## DATASET
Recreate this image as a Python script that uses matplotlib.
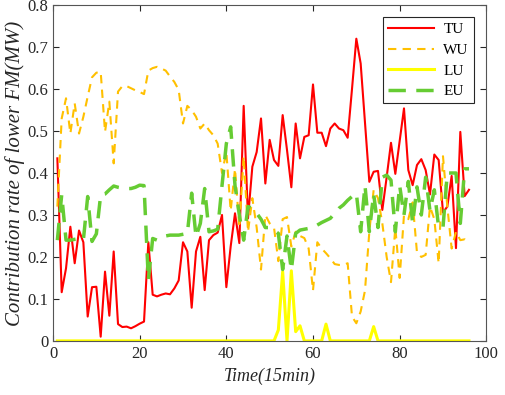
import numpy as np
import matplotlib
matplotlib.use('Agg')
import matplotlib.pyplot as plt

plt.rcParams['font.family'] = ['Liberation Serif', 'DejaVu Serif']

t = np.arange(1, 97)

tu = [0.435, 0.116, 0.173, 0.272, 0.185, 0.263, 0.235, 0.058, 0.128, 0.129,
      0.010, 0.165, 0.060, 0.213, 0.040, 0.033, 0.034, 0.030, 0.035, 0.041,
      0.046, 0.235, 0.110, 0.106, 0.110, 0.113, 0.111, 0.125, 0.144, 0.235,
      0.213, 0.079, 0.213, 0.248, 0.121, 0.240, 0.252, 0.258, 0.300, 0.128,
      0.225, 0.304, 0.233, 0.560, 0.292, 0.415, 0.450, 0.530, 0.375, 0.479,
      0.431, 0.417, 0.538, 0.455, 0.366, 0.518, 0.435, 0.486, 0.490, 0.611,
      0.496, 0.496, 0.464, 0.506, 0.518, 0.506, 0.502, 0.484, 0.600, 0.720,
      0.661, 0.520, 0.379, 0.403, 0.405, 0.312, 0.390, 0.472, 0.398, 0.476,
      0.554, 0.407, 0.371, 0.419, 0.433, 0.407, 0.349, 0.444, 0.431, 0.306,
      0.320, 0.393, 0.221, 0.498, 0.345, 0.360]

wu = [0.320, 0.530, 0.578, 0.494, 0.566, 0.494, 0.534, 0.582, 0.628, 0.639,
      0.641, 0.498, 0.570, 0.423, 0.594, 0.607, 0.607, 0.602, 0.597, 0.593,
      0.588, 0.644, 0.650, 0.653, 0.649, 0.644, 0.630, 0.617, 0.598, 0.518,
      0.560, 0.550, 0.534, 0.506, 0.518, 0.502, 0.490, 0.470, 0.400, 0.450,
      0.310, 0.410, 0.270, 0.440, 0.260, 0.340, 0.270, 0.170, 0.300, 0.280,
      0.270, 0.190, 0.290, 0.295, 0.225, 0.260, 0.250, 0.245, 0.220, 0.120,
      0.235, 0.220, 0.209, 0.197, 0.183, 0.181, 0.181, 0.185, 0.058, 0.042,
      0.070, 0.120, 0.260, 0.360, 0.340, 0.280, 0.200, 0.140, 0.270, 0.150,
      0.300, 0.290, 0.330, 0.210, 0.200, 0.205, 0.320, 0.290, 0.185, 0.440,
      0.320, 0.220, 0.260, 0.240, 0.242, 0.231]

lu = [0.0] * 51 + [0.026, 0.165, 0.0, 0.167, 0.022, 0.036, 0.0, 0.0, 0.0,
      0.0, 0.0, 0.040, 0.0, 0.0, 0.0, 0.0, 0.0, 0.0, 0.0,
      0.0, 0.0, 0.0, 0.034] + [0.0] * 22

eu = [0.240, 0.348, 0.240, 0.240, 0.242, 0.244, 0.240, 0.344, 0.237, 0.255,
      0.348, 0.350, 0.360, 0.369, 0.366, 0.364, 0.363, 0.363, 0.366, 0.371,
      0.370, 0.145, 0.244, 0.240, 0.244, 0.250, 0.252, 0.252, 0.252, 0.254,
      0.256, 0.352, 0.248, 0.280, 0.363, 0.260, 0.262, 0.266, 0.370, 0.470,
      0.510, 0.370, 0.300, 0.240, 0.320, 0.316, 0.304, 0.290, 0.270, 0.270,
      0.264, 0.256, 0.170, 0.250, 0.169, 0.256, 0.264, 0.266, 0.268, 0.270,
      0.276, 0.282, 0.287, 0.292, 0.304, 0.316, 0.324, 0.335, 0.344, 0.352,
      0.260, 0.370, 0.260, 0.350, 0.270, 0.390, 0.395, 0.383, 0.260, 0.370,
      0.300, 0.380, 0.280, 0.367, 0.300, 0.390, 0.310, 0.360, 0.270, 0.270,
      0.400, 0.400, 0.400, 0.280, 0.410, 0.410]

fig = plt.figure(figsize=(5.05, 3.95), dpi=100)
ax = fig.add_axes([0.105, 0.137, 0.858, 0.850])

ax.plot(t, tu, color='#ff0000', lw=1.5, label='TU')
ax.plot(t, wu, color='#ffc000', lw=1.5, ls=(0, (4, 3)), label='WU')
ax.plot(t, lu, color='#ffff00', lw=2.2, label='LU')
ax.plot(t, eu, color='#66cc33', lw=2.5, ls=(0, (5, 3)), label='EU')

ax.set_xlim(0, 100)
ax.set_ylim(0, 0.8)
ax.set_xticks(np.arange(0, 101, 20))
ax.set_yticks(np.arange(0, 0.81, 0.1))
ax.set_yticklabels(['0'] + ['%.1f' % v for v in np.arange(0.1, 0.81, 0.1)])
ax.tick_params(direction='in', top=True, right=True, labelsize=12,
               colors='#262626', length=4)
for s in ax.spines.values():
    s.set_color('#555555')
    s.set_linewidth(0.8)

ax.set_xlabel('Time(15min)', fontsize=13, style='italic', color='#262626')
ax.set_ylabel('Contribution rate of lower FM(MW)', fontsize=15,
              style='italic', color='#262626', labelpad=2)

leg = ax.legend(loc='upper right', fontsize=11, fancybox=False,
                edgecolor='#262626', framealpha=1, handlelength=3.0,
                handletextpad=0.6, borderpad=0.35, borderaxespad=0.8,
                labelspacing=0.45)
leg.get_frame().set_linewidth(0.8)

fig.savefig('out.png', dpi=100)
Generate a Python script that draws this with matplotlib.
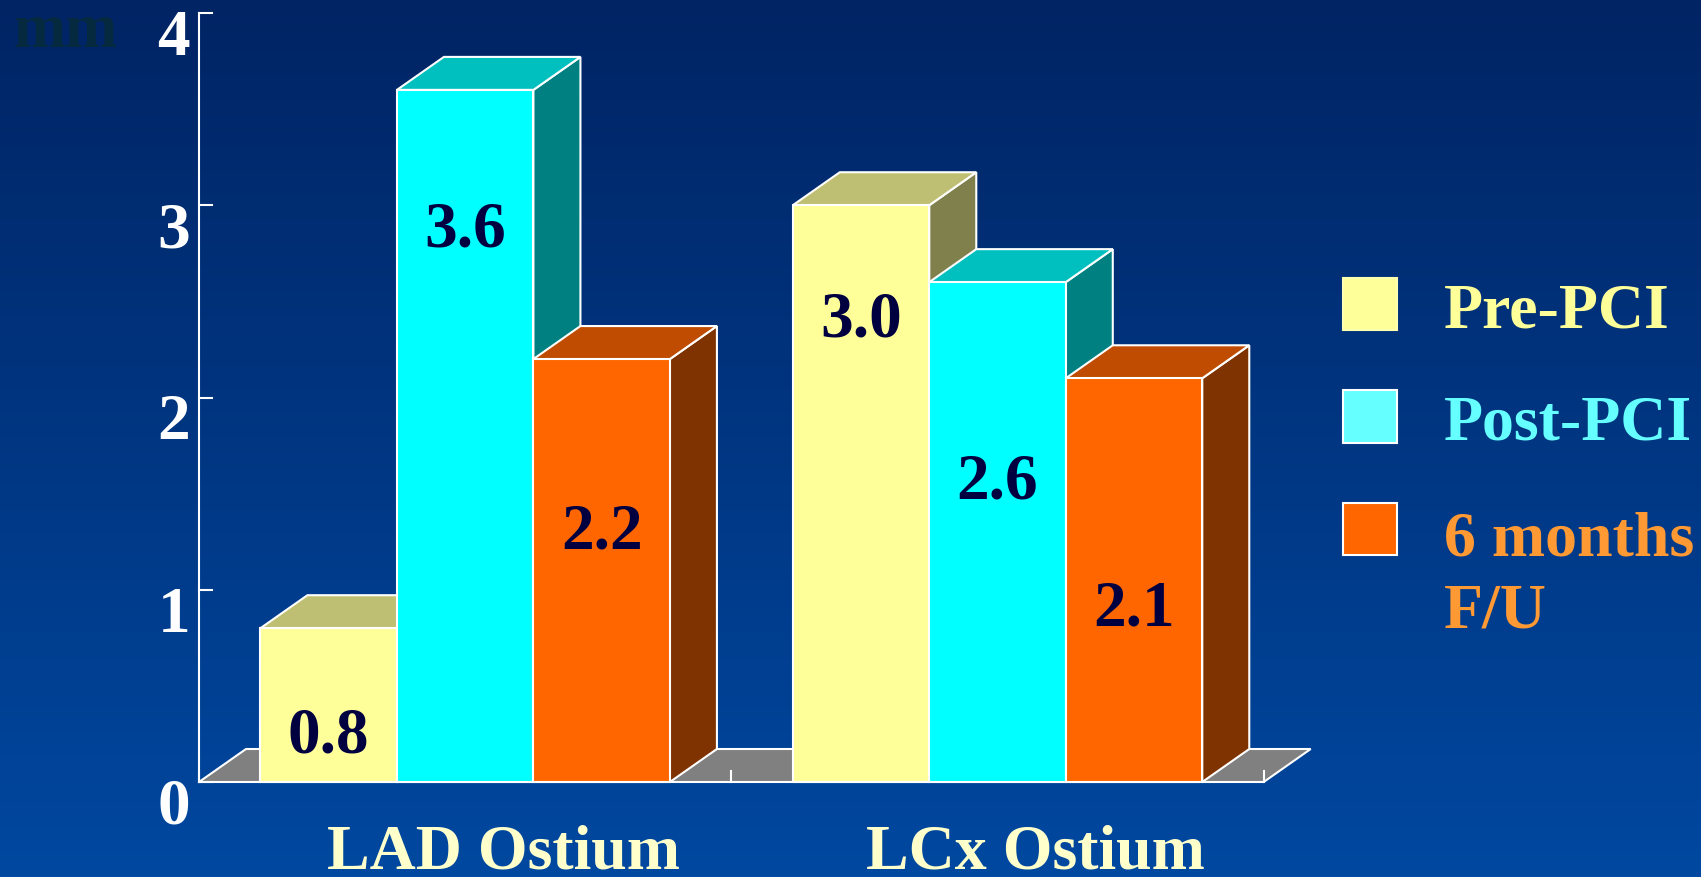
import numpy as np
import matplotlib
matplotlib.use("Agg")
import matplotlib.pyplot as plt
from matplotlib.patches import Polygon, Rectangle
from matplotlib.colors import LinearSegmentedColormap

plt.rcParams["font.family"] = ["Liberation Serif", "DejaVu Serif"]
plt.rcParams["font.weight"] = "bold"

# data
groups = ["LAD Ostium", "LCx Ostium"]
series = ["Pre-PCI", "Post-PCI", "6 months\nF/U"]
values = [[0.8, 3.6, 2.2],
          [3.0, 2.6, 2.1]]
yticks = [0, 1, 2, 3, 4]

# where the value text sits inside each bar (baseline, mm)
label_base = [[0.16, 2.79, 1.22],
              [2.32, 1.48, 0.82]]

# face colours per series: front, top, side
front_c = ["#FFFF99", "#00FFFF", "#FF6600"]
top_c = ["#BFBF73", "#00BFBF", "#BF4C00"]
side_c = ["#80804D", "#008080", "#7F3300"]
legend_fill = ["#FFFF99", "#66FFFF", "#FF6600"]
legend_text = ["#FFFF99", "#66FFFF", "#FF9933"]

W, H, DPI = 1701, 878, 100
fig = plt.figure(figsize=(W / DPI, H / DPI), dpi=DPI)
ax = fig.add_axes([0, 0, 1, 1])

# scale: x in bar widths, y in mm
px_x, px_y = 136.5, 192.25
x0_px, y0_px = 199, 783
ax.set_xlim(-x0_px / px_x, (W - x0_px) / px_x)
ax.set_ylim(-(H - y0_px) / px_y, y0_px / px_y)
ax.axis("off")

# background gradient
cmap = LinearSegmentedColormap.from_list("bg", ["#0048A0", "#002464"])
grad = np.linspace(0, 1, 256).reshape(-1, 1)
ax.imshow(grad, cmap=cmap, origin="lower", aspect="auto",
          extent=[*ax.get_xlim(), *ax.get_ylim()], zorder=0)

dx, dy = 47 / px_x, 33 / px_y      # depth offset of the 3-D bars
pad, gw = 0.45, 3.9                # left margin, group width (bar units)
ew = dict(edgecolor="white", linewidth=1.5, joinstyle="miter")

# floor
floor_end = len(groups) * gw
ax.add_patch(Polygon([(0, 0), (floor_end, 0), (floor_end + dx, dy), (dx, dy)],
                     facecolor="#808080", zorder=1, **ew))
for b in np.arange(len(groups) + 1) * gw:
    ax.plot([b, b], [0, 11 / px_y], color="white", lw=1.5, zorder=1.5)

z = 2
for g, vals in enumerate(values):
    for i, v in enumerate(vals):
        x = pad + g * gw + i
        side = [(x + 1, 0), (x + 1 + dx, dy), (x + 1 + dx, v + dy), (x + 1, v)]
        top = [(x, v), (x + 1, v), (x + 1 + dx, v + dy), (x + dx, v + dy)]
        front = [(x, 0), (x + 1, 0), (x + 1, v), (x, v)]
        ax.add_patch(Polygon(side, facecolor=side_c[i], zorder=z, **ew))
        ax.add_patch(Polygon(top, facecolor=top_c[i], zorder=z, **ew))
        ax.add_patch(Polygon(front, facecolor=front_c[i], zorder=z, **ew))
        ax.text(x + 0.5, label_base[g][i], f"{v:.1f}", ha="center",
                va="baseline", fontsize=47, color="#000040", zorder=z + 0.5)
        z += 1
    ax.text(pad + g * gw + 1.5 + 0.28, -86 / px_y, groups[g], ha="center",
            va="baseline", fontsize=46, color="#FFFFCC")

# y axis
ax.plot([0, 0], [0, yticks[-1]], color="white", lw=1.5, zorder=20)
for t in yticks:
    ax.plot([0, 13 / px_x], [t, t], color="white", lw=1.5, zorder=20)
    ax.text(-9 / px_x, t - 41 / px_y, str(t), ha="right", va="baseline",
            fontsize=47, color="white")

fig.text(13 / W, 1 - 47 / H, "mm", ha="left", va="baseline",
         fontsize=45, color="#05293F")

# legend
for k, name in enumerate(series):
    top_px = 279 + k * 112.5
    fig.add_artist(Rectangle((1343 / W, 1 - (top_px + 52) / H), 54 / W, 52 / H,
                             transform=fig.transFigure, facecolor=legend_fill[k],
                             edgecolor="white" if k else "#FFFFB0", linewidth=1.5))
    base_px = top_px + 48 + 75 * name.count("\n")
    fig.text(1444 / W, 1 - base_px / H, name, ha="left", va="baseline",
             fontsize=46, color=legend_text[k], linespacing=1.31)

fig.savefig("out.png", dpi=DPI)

## DO THIS
From the entries above, copy out every line where the string "script" appears.

## WRITTEN SOLUTION
Recreate this image as a Python script that uses matplotlib.
Generate a Python script that draws this with matplotlib.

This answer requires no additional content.